My generation was the first to really attack segregation in the South. It was my generation that sat down at lunch counters and refused to leave until they were served. They were spat upon, kicked, physically attacked and called every indecent name you can imagine. It was my generation that got on buses, and rode into the South or if they already lived there, joined those coming from the North in order to integrate bus lines and bus stations. They were kicked, physically attacked and called every indecent name you can imagine. It was my generation, i.e., Robert Moses who challenged the registrars in the South who failed to allow Blacks to vote. It was my generation, i.e., John Lewis who attempted to march from Selma to Montgomery in a protest against the unconstitutional failure to allow Blacks to vote. It was my generation that organized campus protests throughout the entire country in an attempt to get universities to offer Black Studies. It was my generation that stood up and proclaimed their right to a just and fair treatment when such a statement could cause them serious bodily harm and even death.
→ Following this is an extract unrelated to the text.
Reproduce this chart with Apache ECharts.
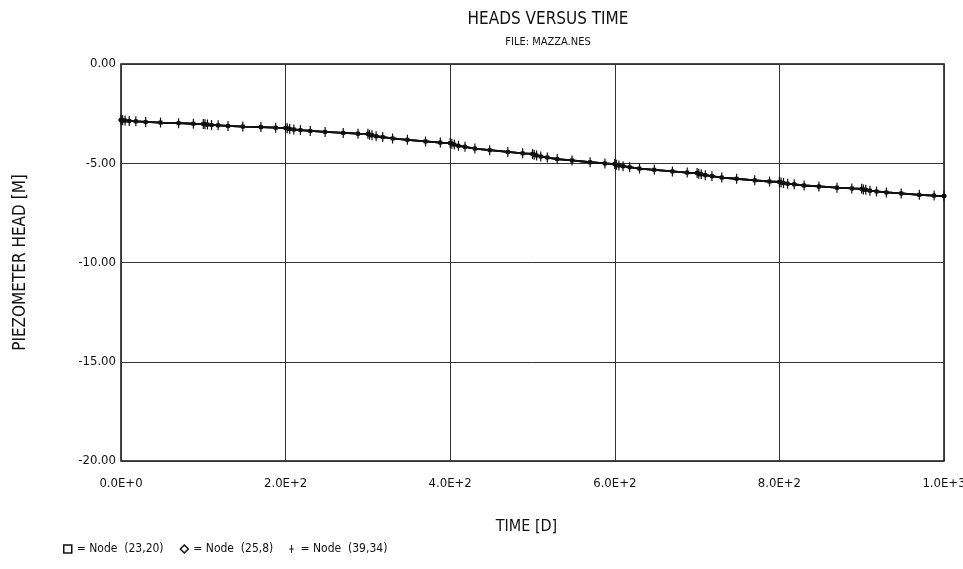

The other part of my detractor’s statement was that “we are totally out of touch with what is going on in society today.” I thought about that statement and assumed he meant that with the young people’s assertion, “Black Lives Matter,” somehow my generation and generations before me never understood that concept. If that is what my detractor was implying, then he really hasn’t read his own history; because if you look back through time you would know that black lives have always mattered. David Walker wrote his Walker’s Appeal in 1829, because Black Lives Matter; Nat Turner began a rebellion in 1831, because Black Lives Matter; Harriett Tubman risked her life going into the South and brought her people out of bondage, because Black Lives Matter; Frederick Douglass spoke on the hypocrisy of the Fourth of July Celebrations back in 1852, because Black Lives Matter; Martin DeLaney, Ida B. Wells-Barnett, Dr. W. E. B. Du Bois, Marcus Garvey, A. Phillip Randolph, Fannie Lou Hamer and many more all challenged an apartheid system, because Black Lives Matter. Medgar Evers, Malcolm X., Dr. Martin Luther King Jr., and many others were murdered, because Black Lives Matter, and thousands of Black Americans marched and fought in the trenches against an oppressive and abusive social and economic system in this country for years, because BLACK LIVES MATTER.
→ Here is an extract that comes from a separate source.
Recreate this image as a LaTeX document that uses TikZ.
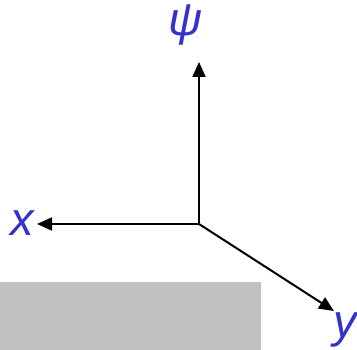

I have nothing but admiration for the young people who are now continuing the work began by others, long before any of them were around. Our history is a continuum from one generation to the next. So therefore, what has happened in the past is relevant to what is occurring now. For any one group of people to make the charge that any generation, as far back as when our ancestors were brought here in chains, is irrelevant to our cause is destructive to what we all want to accomplish.
In the Chinese culture, the elderly are venerated, respected and listened to for worldly advice by their young, and the Chinese culture has survived since 1200 B.C., or even earlier. There must be something right about their culture of respect for their sages, and maybe some of those who don’t believe in the relevance of the saying, “with age comes wisdom,” could learn a valuable lesson from the Chinese.